Pro-union faculty described the university’s informational website as blatantly anti-union.

“Today’s vote count is a setback, but it doesn’t change the course we’re on,” said Jeffrey Maret, an adjunct anthropology professor at Webster.

The vote slows some of the momentum gained by the Service Employees International Union which negotiated a 22 percent raise and better job security in October for adjunct faculty at Tufts University in Massachusetts.

The SEIU won another victory in January when adjunct faculty at Washington University voted to unionize.

Monday’s vote could be interpreted as a sign that unionization efforts in St. Louis will be heavily contested, campus by campus.

The SEIU has also reached out to adjunct faculty at Lindenwood University, St. Louis Community College at Meramec and St.

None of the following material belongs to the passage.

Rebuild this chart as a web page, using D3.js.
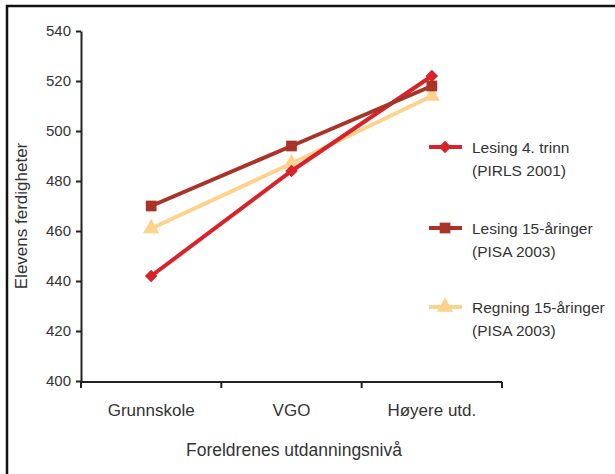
<!DOCTYPE html>
<html>
<head>
<meta charset="utf-8">
<script src="https://cdn.jsdelivr.net/npm/d3@7"></script>
<style>
  html, body { margin: 0; padding: 0; background: #fff; }
  svg { display: block; font-family: "Liberation Sans", Arial, sans-serif; }
</style>
</head>
<body>
<svg id="chart" width="615" height="474"></svg>
<script>
// Education level of parents (x categories)
const categories = ["Grunnskole", "VGO", "Høyere utd."];

// Student skill scores per series
const lesing4 = [442, 484, 522];
const lesing15 = [470, 494, 518];
const regning15 = [461, 487, 514];

const seriesNames = [
  ["Lesing 4. trinn", "(PIRLS 2001)"],
  ["Lesing 15-åringer", "(PISA 2003)"],
  ["Regning 15-åringer", "(PISA 2003)"]
];

const yTicks = [400, 420, 440, 460, 480, 500, 520, 540];

const series = [
  { name: seriesNames[0], values: lesing4, color: "#d8232a", shape: d3.symbolDiamond2, size: 100 },
  { name: seriesNames[1], values: lesing15, color: "#a83326", shape: d3.symbolSquare, size: 115 },
  { name: seriesNames[2], values: regning15, color: "#fdd28a", shape: d3.symbolTriangle, size: 115 }
];

const textColor = "#333";
const svg = d3.select("#chart");

// Frame along the top and left
svg.append("path")
  .attr("d", "M7,474 L7,6 L615,6")
  .attr("fill", "none")
  .attr("stroke", "#111")
  .attr("stroke-width", 2.5);

const x = d3.scaleBand().domain(categories).range([81, 502]);
const y = d3.scaleLinear().domain([400, 540]).range([381, 31]);

// Y axis
const yAxis = svg.append("g")
  .attr("transform", "translate(81,0)")
  .call(d3.axisLeft(y).tickValues(yTicks).tickSize(5).tickPadding(5).tickSizeOuter(0));
yAxis.select(".domain").attr("stroke", "#222").attr("stroke-width", 2);
yAxis.selectAll(".tick line").attr("stroke", "#222").attr("stroke-width", 2);
yAxis.selectAll(".tick text").attr("font-size", 15).attr("fill", textColor)
  .attr("font-family", "Liberation Sans, Arial, sans-serif");

// X axis with tick marks at band boundaries
const xAxisG = svg.append("g").attr("transform", "translate(0,382)");
xAxisG.append("line")
  .attr("x1", x.range()[0]).attr("x2", x.range()[1])
  .attr("stroke", "#222").attr("stroke-width", 2);
const bounds = categories.map(c => x(c)).concat([x.range()[1]]);
xAxisG.selectAll("line.tk").data(bounds).join("line")
  .attr("class", "tk")
  .attr("x1", d => d).attr("x2", d => d)
  .attr("y1", 0).attr("y2", 6)
  .attr("stroke", "#222").attr("stroke-width", 2);
xAxisG.selectAll("text").data(categories).join("text")
  .attr("x", d => x(d) + x.bandwidth() / 2)
  .attr("y", 34)
  .attr("text-anchor", "middle")
  .attr("font-size", 17)
  .attr("fill", textColor)
  .text(d => d);

// Axis titles
svg.append("text")
  .attr("x", 294).attr("y", 456)
  .attr("text-anchor", "middle")
  .attr("font-size", 17.5)
  .attr("fill", textColor)
  .text("Foreldrenes utdanningsnivå");

svg.append("text")
  .attr("transform", "translate(27,216) rotate(-90)")
  .attr("text-anchor", "middle")
  .attr("font-size", 17)
  .attr("fill", textColor)
  .text("Elevens ferdigheter");

// Lines and markers
const line = d3.line()
  .x((d, i) => x(categories[i]) + x.bandwidth() / 2)
  .y(d => y(d));

const plot = svg.append("g");
[2, 0, 1].forEach(k => {
  const s = series[k];
  plot.append("path")
    .datum(s.values)
    .attr("d", line)
    .attr("fill", "none")
    .attr("stroke", s.color)
    .attr("stroke-width", 4);
  plot.selectAll(null).data(s.values).join("path")
    .attr("transform", (d, i) => `translate(${x(categories[i]) + x.bandwidth() / 2},${y(d)})`)
    .attr("d", d3.symbol().type(s.shape).size(s.size))
    .attr("fill", s.color);
});

// Legend
const legendY = [147, 228, 307];
const legend = svg.append("g");
series.forEach((s, i) => {
  const g = legend.append("g").attr("transform", `translate(0,${legendY[i]})`);
  g.append("line")
    .attr("x1", 429).attr("x2", 462)
    .attr("stroke", s.color).attr("stroke-width", 4);
  g.append("path")
    .attr("transform", "translate(445,0)")
    .attr("d", d3.symbol().type(s.shape).size(s.size))
    .attr("fill", s.color);
  g.append("text")
    .attr("x", 472).attr("y", 6)
    .attr("font-size", 15.5).attr("fill", textColor)
    .text(s.name[0]);
  g.append("text")
    .attr("x", 472).attr("y", 29)
    .attr("font-size", 15.5).attr("fill", textColor)
    .text(s.name[1]);
});
</script>
</body>
</html>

Louis University.

In the past two years, faculty at 25 schools around the country, including Georgetown and Howard universities, have teamed with SEIU to form unions.

The recent votes are part of the SEIU’s nationwide Adjunct Action campaign.

The premise is that universities are having it both ways — charging students more in tuition, while increasingly relying on adjuncts as a cheap source of labor.

Considered the working class of the academic community, adjuncts are typically the would-be professors who cannot find more secure jobs in an oversaturated job market.

Forced to accept part-time positions, they don’t enjoy benefits or the job security of full-time professors.

They are generally assigned as fill-in teachers when full-time professors are bogged down with heavy course loads. They typically work on semester-long contracts, not knowing if they will be asked to continue beyond the current semester.

The Adjunct Action campaign made waves earlier this year when union leaders announced their goal of $15,000 per course for adjunct faculty across the country.

It’s an ambitious goal considering the pay adjuncts are getting currently, which ranges generally from $2,000 to $4,000 per course.

At Webster, adjuncts are paid based on their years of experience. The university reports that average pay for adjuncts is $3,000 for a three-credit course.

They are also eligible to contribute to a retirement plan and enroll themselves or family members in a limited number of courses tuition-free, once they have met certain benchmarks.